Taxes on the banks’ transactions with BDL and on transactions among banks, in other words interbank taxes, are anomalous. They create a huge and complex predicament in the management of the financial system. This approach does not serve the interest of the State and the management of public funds at all. It is feared that this approach to the management of public finance marks the first step in the destruction of a financial system that serves the national economy and has been providing financial stability for several decades. Let each party shoulder its responsibility. The financial situation is ultimately the joint responsibility of the Ministry of Finance, BDL, and the ABL. We hope to move forward with minimal damage.
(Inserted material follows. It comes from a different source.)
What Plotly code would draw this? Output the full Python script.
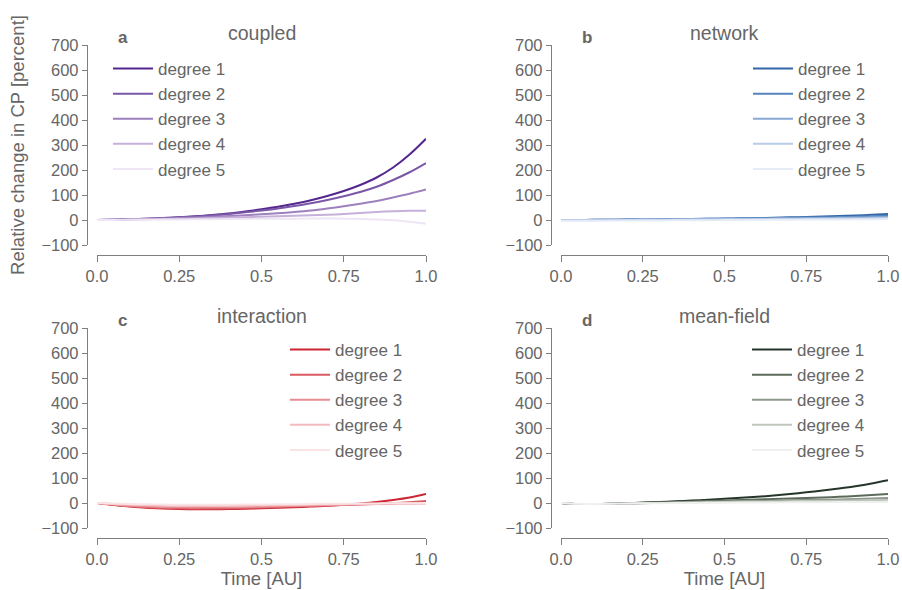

The ABL, in collaboration with the monetary authority, is seeking to protect the banking sector from the persistent pressures and risks that are coming from abroad. It is working tirelessly, intensively, and at a very high cost to achieve this goal. We have relatively achieved, over the past five years, positive and acceptable results. So why are we seeing aggression from some local parties to cause unwarranted damage, as if they were cohorts of the most vicious external parties, or shall we say, the most loathed enemies of Lebanon?